2021 is upon us. Independent of the calendar, it is just another day. But as is our ritual, we see the beginning of a new year. Each day is the beginning of the next twelve months of our lives. But alas, I will follow our custom of celebration and reflection. It is your opportunity to hold on to the past or become energized about the future.
No matter how 2020 impacted you, it is almost over. Whether it brought you the birth of a new family member or the passing of a loved one, it is nearly a memory. We are creatures of habit and do not embrace starting over readily. We like to cling to the past and the nostalgia that accompanies those memories. The following story by Dr. Wilson provides perspective. You can find a link to his ministry at joyfulheart.com.
[Don't Cling to the Firewood
by Dr. Ralph F. Wilson
They're just a young couple, I can tell. These mice who have taken up residence in the woodpile are just starting in life. They've built a nest under the pile of oak firewood I am loading into the back of our station wagon.
We had our first frost a few days ago and had spent several days winterizing our house. So had this mouse couple. At the bottom of the woodpile, their nest would be dry and warm in all but the wettest of storms, ready for the young ones that would surely be coming soon.
These are tiny mice, equipped with miniature jumping legs, their little bodies only 2-1/2 inches long -- if you don't count the tail. I must seem like a huge giant as I deconstruct their carefully built lives, one log at a time.
They are such cute little creatures, so hopeful for the future, yet so filled with terror at what is happening to them.
"What's going on, dear?" the mouse bride cries.
"I don't know," her mouse husband answers. "Nothing like this has ever happened before."
He's wrong, of course. Change happens -- frequently. But, thankfully, it's not too often that our entire lives are altered forever by external events.
You've had some of those turns, too.
Suddenly, life is not the same, and never will be again. Everything's different. And we try to cope -- sometimes in healthy ways, sometimes in self-destructive ways.
I keep loading the firewood into the back of the wagon. I'm about to stack it higher yet when I see one of the tiny mice clinging to a piece of firewood in the car. Another few seconds, and he would get crushed. I pick him up by his long tail, set him on the ground, and go back to get more logs. When I return, he is still at the same place on the earth where I put him -- stunned by these events, barely able to get out of harm's way.
We're so mouse-like sometimes, and change requires courage, generous helpings of it. Our mouse couple looks up as their world is trembling. The logs that comprise their shelter are disappearing one by one, and soon the open sky is above. What do you do?
Do you cling to the firewood and risked being crushed by it? Change is a constant. No part of our lives will endure unchanged for more than a few years, a few decades at most. I hope that Mr. Mouse has finally got over his shock and got with the program. Older now and wiser they are.
And if I could offer just one word of advice for them and you -- and for me -- it would be this: Don't cling to the firewood.]
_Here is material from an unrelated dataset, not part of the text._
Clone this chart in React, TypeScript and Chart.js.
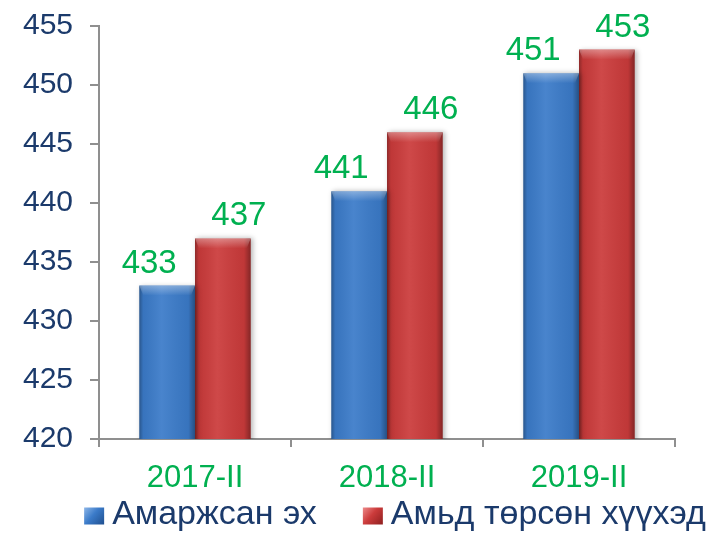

You cannot change what has happened to you. You can control your response. Your last breath is not nearly as important as your next breath. Each day is an opportunity for making a difference in the lives of others. We may not always get the feedback we want or think we deserve from people around us. But if you are serving others, you are making a dent in the universe.
I ask one favor from each of you. Be a living eulogy for others. Take time to tell people how you feel about them when it is positive. Talk about funny stories and laugh at the silliness of your time together. Even when it feels weird, tell people what you admire about them. Eulogies are wasted on the dead if we didn't share our feelings with them during their life. Be the person that goes first with positive comments for others. Always go first with positivity.
I wish a Happy New Year to you and your family in 2021. It is my last article of the year, and I want to thank my loyal readers, followers, and contributors. Your feedback and comments are a true blessing.